One such example is the sharing of letters from headteachers to parent bodies, often picking up on an area of concern regarding behaviour (sometimes of children, often of parents) or infractions of school rules. A letter from the Michaela Academy to a mother who had fallen behind on lunch payments is the most recent prominent example, but over the past year we have also seen huge volumes of comment about the Darlington headteacher who wrote a letter to parents decrying their ‘increasing tendency… to escort children to and from school while wearing their pyjamas’, and another headteacher expressing concern about ‘an increasing number of children who are coming to school in a pretty shocking state… dirty, unkempt… obviously haven’t had a shower’.

While such stories are very different in terms of the gravity of the issues being addressed – children not being washed and dressed properly is of a different order of importance to parents wearing PJ bottoms on the school run – they all illustrate a set of issues that are guaranteed to get people talking and disagreeing fiercely.

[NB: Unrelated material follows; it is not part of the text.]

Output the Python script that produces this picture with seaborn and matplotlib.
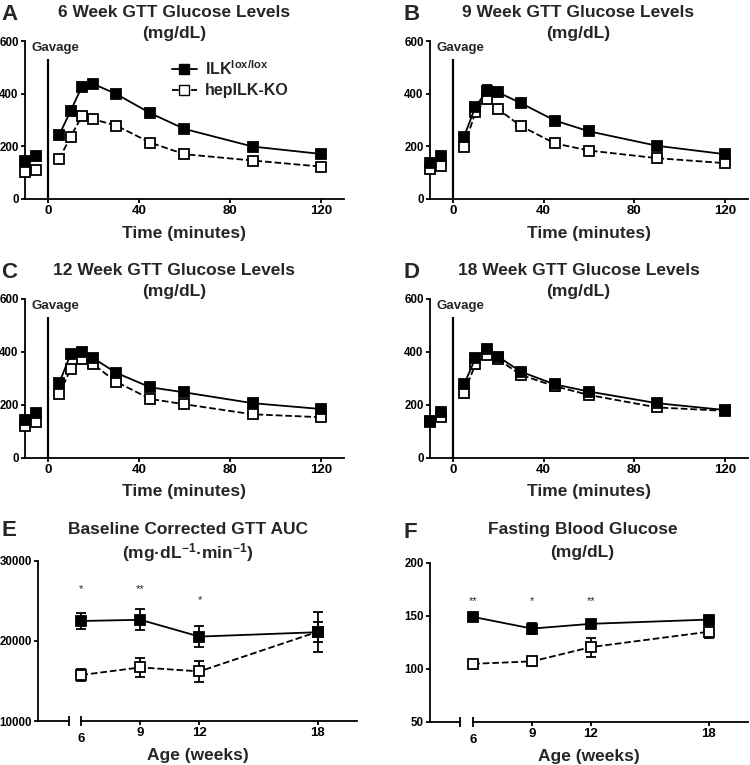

There’s class, that peculiarly British phenomenon: a woman wearing fleecy pyjama bottoms is liable to draw very responses that are very different from those provoked by a woman wearing expensive mohair joggers. Are people’s responses partially informed by sheer prejudice? And then there’s sexism: do men on the school run come in for quite the same level of scrutiny? As a society, we do seem to be endlessly concerned with what women choose to wear.

How important is it for parents to behave ‘respectably’ around school premises – and what, exactly, do we mean by ‘respectable behaviour’?

There are also many discussions to be had about the notion of ‘respectability’: a much-used word, but one that seems to mean very different things to different people. How important is it for parents to behave ‘respectably’ around school premises – and what, exactly, do we mean by ‘respectable behaviour’? What seems pleasingly informal to me may seem discourteous to you: what seems appropriate or respectable to Person A may seem stultifying to Person B.

There’s also space for a debate around ‘austerity’ or ‘living within our means’ (according to political taste), and about who is ultimately responsible for the wellbeing of children in low-wage households or those dependent on benefits. Are some families struggling with poverty and health issues in a way that affects their children? Or is the problem simply one of parental indolence and disorganisation, unrelated to household income?

One further touch-paper issue – the last in a by no means exhaustive list – is aspiration. Some members of the public (and doubtless some school staff) suspect that some families aren’t doing everything they can to support their children and encourage them to take full advantage of their educational opportunities. (Of course, digging beneath the surface of such families’ lives can sometimes reveal unimaginable difficulties and pressures.)

When you start to pick out the hot-button topics in this way, it becomes obvious why communications between schools and parents can provoke national debates. It also, though, serves to illustrate why headteachers might be well advised to think twice about committing such observations to paper and distributing them to the parent body. Schools are not responsible for the social and political tangles they see around them, but they have to operate within them, and any broad brush communication has to cater to the sensitivities and concerns of widely differing families. It’s also a good idea to bear in mind that school letters can trigger a contrarian mindset in the most apparently well-adjusted adult: quite a few parents will regress into adolescent surliness if they think a school’s approach is bossy or unfair, and not many people respond well to being told off for other people’s infractions. Time-consuming though it is, it’s likely that careful face-to-face communication  and ongoing engagement will have a better effect – and be less inviting to 24-hour news – than yet another letter stuffed into the school bag.